- Problem -
Write out the material again word for word, dropping any images it holds.

- Material provided -
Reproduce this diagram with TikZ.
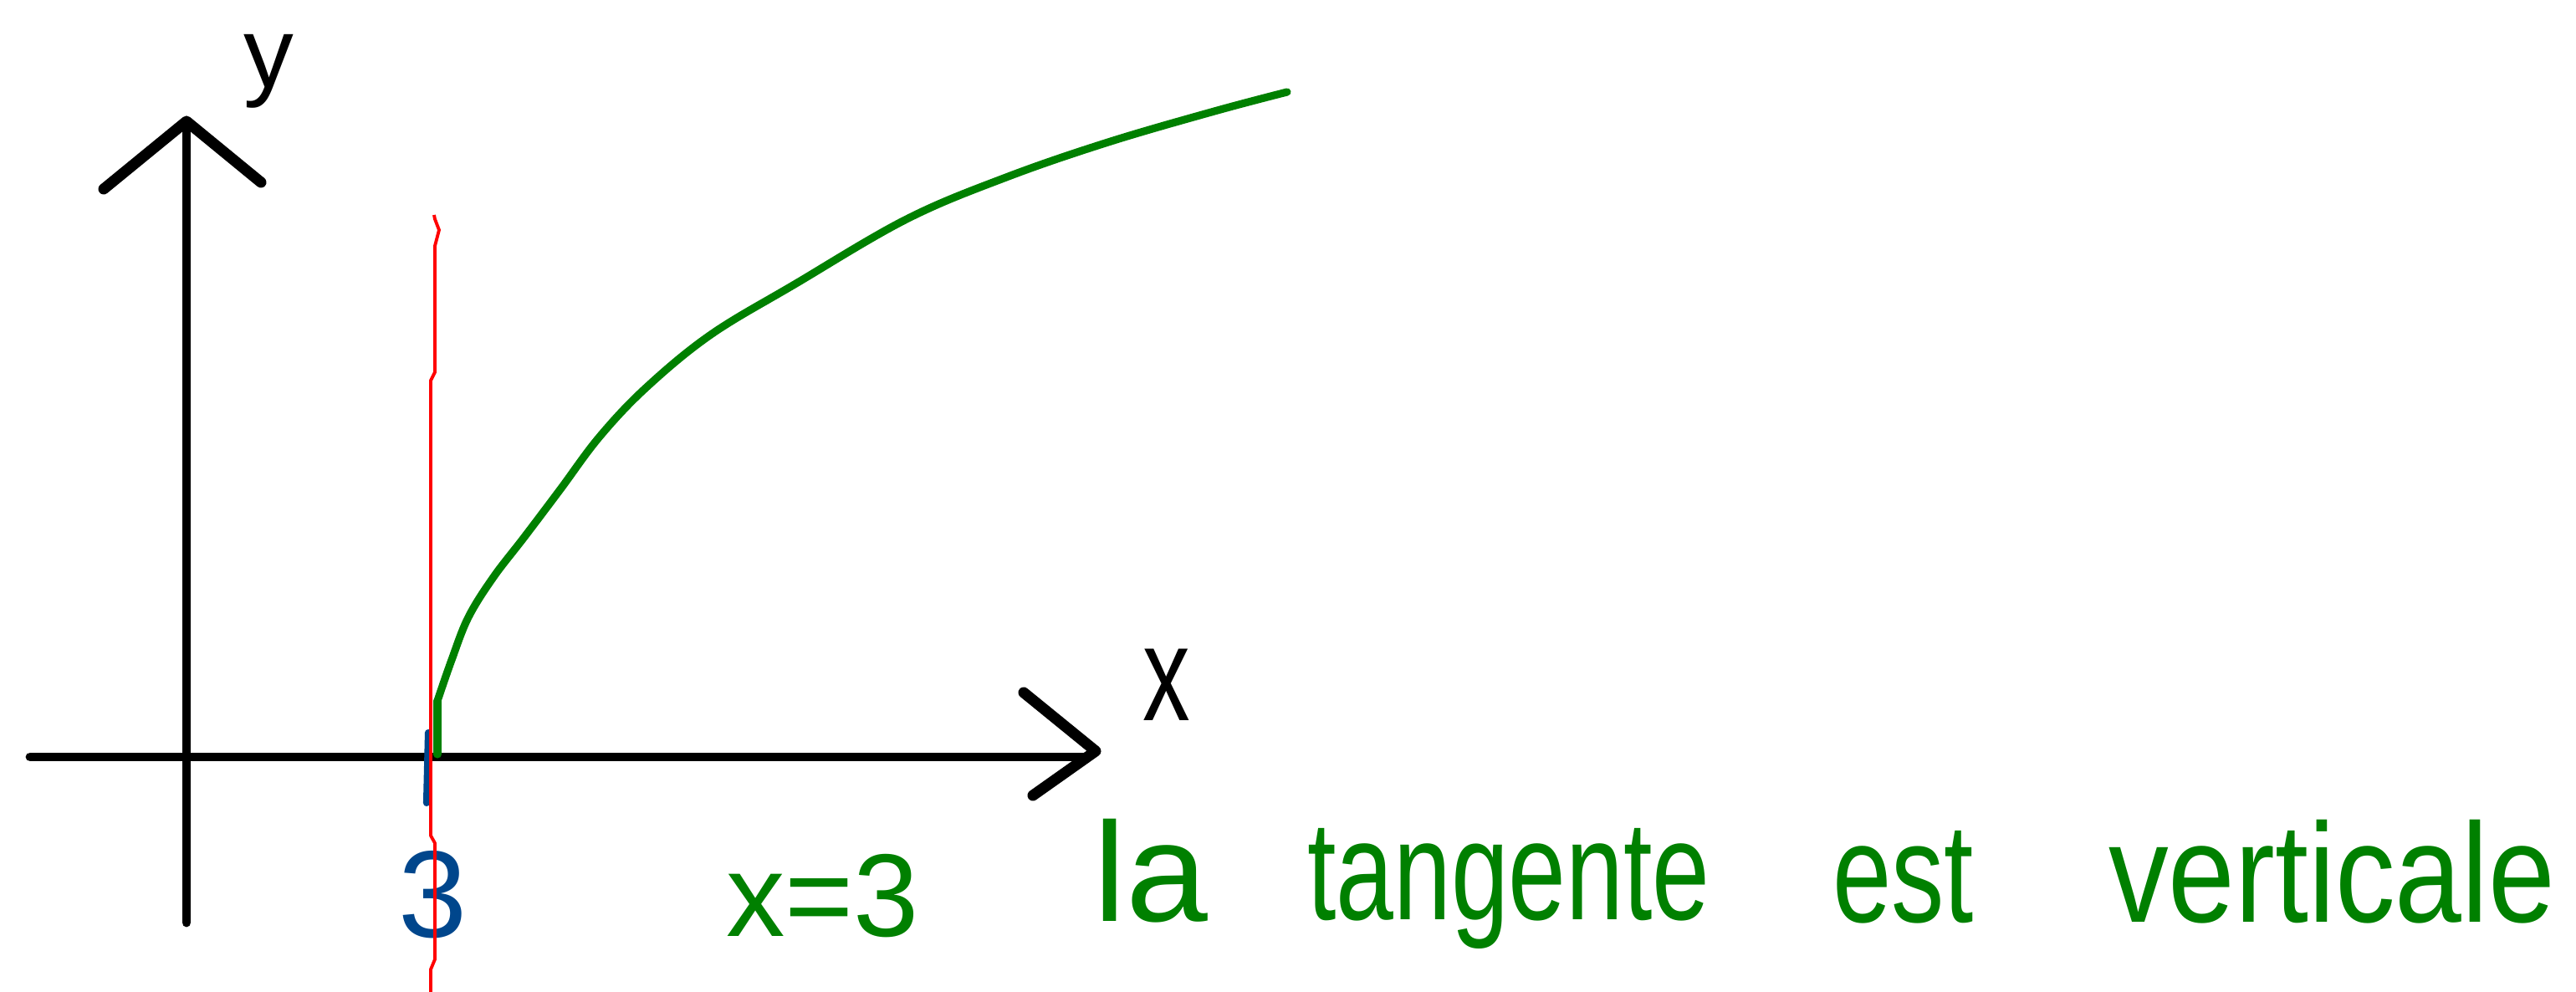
\documentclass[tikz,border=0pt]{standalone}
\usepackage{fontspec}
\setmainfont{Liberation Sans}
\usepackage{graphicx}
\definecolor{pgreen}{RGB}{0,128,0}
\definecolor{pblue}{RGB}{0,70,140}
\begin{document}
\begin{tikzpicture}[x=0.01cm,y=-0.01cm,
  axis/.style={line width=3.1pt, black, line cap=round},
  chev/.style={line width=3.7pt, black, line cap=round, line join=round},
  curvestyle/.style={line width=2.6pt, pgreen, line cap=round, line join=round},
  redline/.style={line width=1.1pt, red, line join=round},
  lbl/.style={inner sep=0pt, outer sep=0pt},
  word/.style={lbl, anchor=base west, text=pgreen, font=\fontsize{40}{46}\selectfont}]
\useasboundingbox (0,0) rectangle (3080,1186);
% axes
\coordinate (ybot) at (223,1103);
\coordinate (ytop) at (223,145);
\coordinate (yl) at (124,226);
\coordinate (yr) at (312,218);
\coordinate (xl) at (36,905);
\coordinate (xr) at (1300,905);
\coordinate (xtip) at (1310,898);
\coordinate (xu) at (1224,828);
\coordinate (xd) at (1235,951);
\draw[axis] (ybot) -- (ytop);
\draw[chev] (yl) -- (ytop) -- (yr);
\draw[axis] (xl) -- (xr);
\draw[chev] (xu) -- (xtip) -- (xd);
% axis labels
\node[lbl, anchor=base, font=\fontsize{34}{40}\selectfont] (ylab) at (321,105) {y};
\node[lbl, anchor=base, font=\fontsize{46}{50}\selectfont] (xlab) at (1395,862) {\scalebox{0.7}[1]{x}};
% curve
\draw[curvestyle] (523,902) -- (523,838);
\draw[curvestyle] plot[smooth, tension=0.6] coordinates {
 (523,838) (540,789) (560,738) (590,690) (627,642) (670,585) (717,522)
 (773,463) (850,400) (950,340) (1084,262) (1203,212) (1325,170)
 (1452,133) (1539,110)};
% blue tick and 3
\coordinate (tickA) at (512,876);
\coordinate (tickB) at (510,960);
\draw[line width=2.3pt, pblue, line cap=round] (tickA) -- (tickB);
\node[lbl, anchor=base, text=pblue, font=\fontsize{42}{46}\selectfont] (three) at (518,1121) {3};
% green text
\node[word] (eq) at (868,1120) {x=3};
\node[word] (w1) at (1307,1102) {\scalebox{1.25}[1.2]{la}};
\node[word] (w2) at (1563,1100) {\scalebox{0.88}[1.2]{tangente}};
\node[word] (w3) at (2191,1103) {\scalebox{0.9}[1.2]{est}};
\node[word] (w4) at (2521,1103) {\scalebox{1.02}[1.2]{verticale}};
% red vertical line
\draw[redline] (519,257) -- (520,262) -- (525,275) -- (520,294) -- (520,445)
  -- (515,455) -- (515,999) -- (520,1008) -- (520,1147) -- (515,1159) -- (515,1186);
\end{tikzpicture}
\end{document}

- Response -
Reproduce this diagram with TikZ.
\documentclass[tikz,border=0pt]{standalone}
\usepackage{fontspec}
\setmainfont{Liberation Sans}
\usepackage{graphicx}
\definecolor{pgreen}{RGB}{0,128,0}
\definecolor{pblue}{RGB}{0,70,140}
\begin{document}
\begin{tikzpicture}[x=0.01cm,y=-0.01cm,
  axis/.style={line width=3.1pt, black, line cap=round},
  chev/.style={line width=3.7pt, black, line cap=round, line join=round},
  curvestyle/.style={line width=2.6pt, pgreen, line cap=round, line join=round},
  redline/.style={line width=1.1pt, red, line join=round},
  lbl/.style={inner sep=0pt, outer sep=0pt},
  word/.style={lbl, anchor=base west, text=pgreen, font=\fontsize{40}{46}\selectfont}]
\useasboundingbox (0,0) rectangle (3080,1186);
% axes
\coordinate (ybot) at (223,1103);
\coordinate (ytop) at (223,145);
\coordinate (yl) at (124,226);
\coordinate (yr) at (312,218);
\coordinate (xl) at (36,905);
\coordinate (xr) at (1300,905);
\coordinate (xtip) at (1310,898);
\coordinate (xu) at (1224,828);
\coordinate (xd) at (1235,951);
\draw[axis] (ybot) -- (ytop);
\draw[chev] (yl) -- (ytop) -- (yr);
\draw[axis] (xl) -- (xr);
\draw[chev] (xu) -- (xtip) -- (xd);
% axis labels
\node[lbl, anchor=base, font=\fontsize{34}{40}\selectfont] (ylab) at (321,105) {y};
\node[lbl, anchor=base, font=\fontsize{46}{50}\selectfont] (xlab) at (1395,862) {\scalebox{0.7}[1]{x}};
% curve
\draw[curvestyle] (523,902) -- (523,838);
\draw[curvestyle] plot[smooth, tension=0.6] coordinates {
 (523,838) (540,789) (560,738) (590,690) (627,642) (670,585) (717,522)
 (773,463) (850,400) (950,340) (1084,262) (1203,212) (1325,170)
 (1452,133) (1539,110)};
% blue tick and 3
\coordinate (tickA) at (512,876);
\coordinate (tickB) at (510,960);
\draw[line width=2.3pt, pblue, line cap=round] (tickA) -- (tickB);
\node[lbl, anchor=base, text=pblue, font=\fontsize{42}{46}\selectfont] (three) at (518,1121) {3};
% green text
\node[word] (eq) at (868,1120) {x=3};
\node[word] (w1) at (1307,1102) {\scalebox{1.25}[1.2]{la}};
\node[word] (w2) at (1563,1100) {\scalebox{0.88}[1.2]{tangente}};
\node[word] (w3) at (2191,1103) {\scalebox{0.9}[1.2]{est}};
\node[word] (w4) at (2521,1103) {\scalebox{1.02}[1.2]{verticale}};
% red vertical line
\draw[redline] (519,257) -- (520,262) -- (525,275) -- (520,294) -- (520,445)
  -- (515,455) -- (515,999) -- (520,1008) -- (520,1147) -- (515,1159) -- (515,1186);
\end{tikzpicture}
\end{document}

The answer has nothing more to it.